With that being said, it is still possible to join the military with a felony, but the rules aren’t crystal clear. In fact, it’s an incredibly subjective process and your chances depend on several factors. In some cases, you’ll be offered a waiver and welcome to join the military regardless of your history with felonies.
First and foremost, it’s important that you’re honest with your recruiter. They’ll be able to let you know right away whether or not it’s even possible to obtain a waiver for your particular felony. Since your recruiter will have a lot of say in whether or not a waiver should be given, being honest is the first step toward showing that you’ve learned your lesson and are right for the military.
How to Join the Military with a Felony
The ability to join the military with a felony depends on several factors:
- What you were convicted of
- Whether you are currently on parole or probation
- Whether you’re in jail, prison, or criminal proceedings
- Whether you were convicted as a minor or as an adult
- Moral history
- The military’s current needs
As we all know, crimes do come in different sizes. Again, it’s hard to say what exactly will be waived but the smaller the infraction, the better. However, there are certain convictions that absolutely exclude you from the right to join the military. They include:
- Assault with a dangerous weapon
- Three or more DUIs within five years
- Sale, distribution, or trafficking of illegal substances
- Arson, credit card fraud, embezzlement, kidnapping, extortion, grand theft, manslaughter, and rape
Your Legal Status
This is another area where it is cut and dry as to whether you have a shot at joining the military or not. None of the five military branches will grant you a waiver if you are:
- On parole
- On probation
- In jail or prison
- In the middle of criminal proceedings
You must have completely served your sentence at the time of application to be considered for the military.
Your Age When Convicted
It’s easy to assume that if you have a juvenile felony conviction that the military won’t mind. But again, it all just depends. In most cases, it’s still in your best interest to be honest with your recruiter about any and all run-ins with the law, no matter how young you were.
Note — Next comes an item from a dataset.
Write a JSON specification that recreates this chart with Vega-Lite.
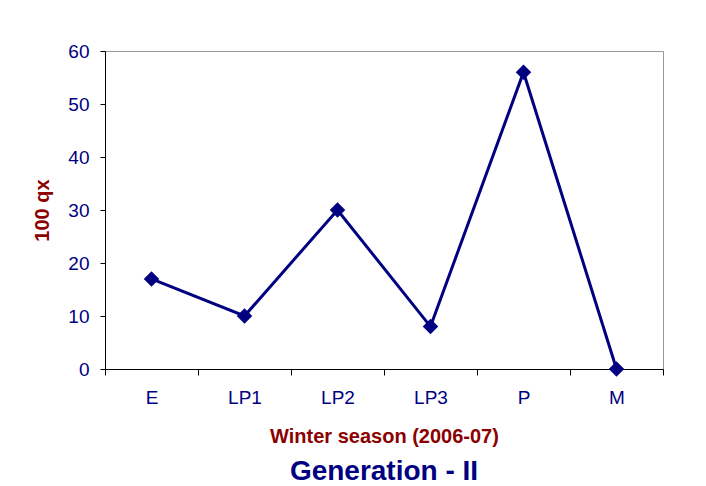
{
  "$schema": "https://vega.github.io/schema/vega-lite/v6.json",
  "width": 558,
  "height": 318,
  "autosize": {"type": "none"},
  "padding": {"left": 105, "top": 51, "right": 43, "bottom": 117},
  "background": "white",
  "data": {"values": [
    {"stage": "E", "qx": 17},
    {"stage": "LP1", "qx": 10},
    {"stage": "LP2", "qx": 30},
    {"stage": "LP3", "qx": 8},
    {"stage": "P", "qx": 56},
    {"stage": "M", "qx": 0}
  ]},
  "title": {
    "text": "Generation - II",
    "orient": "bottom",
    "anchor": "middle",
    "font": "Liberation Sans",
    "fontSize": 28,
    "fontWeight": "bold",
    "color": "#000080",
    "offset": 12
  },
  "config": {
    "view": {"stroke": "#999999", "strokeWidth": 1},
    "axis": {
      "domainColor": "#000000",
      "tickColor": "#000000",
      "labelFont": "Liberation Sans",
      "labelFontSize": 19,
      "labelColor": "#000080",
      "titleFont": "Liberation Sans",
      "titleFontSize": 20,
      "titleFontWeight": "bold",
      "titleColor": "#8B0000",
      "grid": false
    }
  },
  "layer": [
    {
      "mark": {"type": "line", "color": "#000080", "strokeWidth": 3},
      "encoding": {
        "x": {"field": "stage", "type": "nominal", "sort": null,
              "scale": {"paddingInner": 0, "paddingOuter": 0},
              "axis": {"labelAngle": 0, "tickBand": "extent", "tickSize": 6, "labelPadding": 13,
                       "title": "Winter season (2006-07)", "titlePadding": 19}},
        "y": {"field": "qx", "type": "quantitative",
              "scale": {"domain": [0, 60], "nice": false},
              "axis": {"values": [0, 10, 20, 30, 40, 50, 60], "tickSize": 5, "labelPadding": 11,
                       "title": "100 qx", "titlePadding": 15}}
      }
    },
    {
      "mark": {"type": "point", "shape": "diamond", "filled": true, "color": "#000080", "size": 240, "opacity": 1},
      "encoding": {
        "x": {"field": "stage", "type": "nominal", "sort": null},
        "y": {"field": "qx", "type": "quantitative"}
      }
    }
  ]
}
However, for a minor who has just been convicted of a crime, they are sometimes offered a lesser sentence if they agree to join the military. In many ways, the military is exactly what a troubled kid needs – structure, responsibility, and a sense of purpose.
How to Prove Moral History
Since your felony charge will raise obvious suspicions from your recruiter, you’ll have to work hard to regain some credibility if you want to join the military. If you only have one incident on your record, it will be easier to prove that this was a one-off occurrence.
Even still, you’ll want to collect references from responsible sources like a teacher or employer to attest to your character in order to qualify for the moral character standard of the military.
Current Needs of the Military
The military’s needs could also affect whether or not you can join with a felony.
In times of war when troops are more desperately needed, it is typical that standards become more flexible. Similarly, as policies change and the political climate shifts, you may have better luck joining the military for things like marijuana possession, for example.
Which Branch of the Military Should You Join with a Felony?
All branches of the military are going to see a felony as a red flag but some are going to be stricter than others. The Air Force probably won’t take a recruit with any felony charge unless there are extraordinary circumstances. It’s already pretty tough to join the Air Force so if you’re gunning for acceptance, it’s best to try a different branch.
The Army is most likely to accept recruits with a felony charge. As long as they meet all the other criteria and their moral character is currently in good standing based on their recommendations, it’s not unlikely that you’ll secure a spot in the Army, even with a felony on your record.
Overall, each case is different and there isn’t a clear answer to the question of, “Can You Join the Military with a Felony?” Be honest about your past and let the recruiter help you find a way around the issue. The military can be the perfect way to turn your life around and it’s certainly possible to join even with a felony.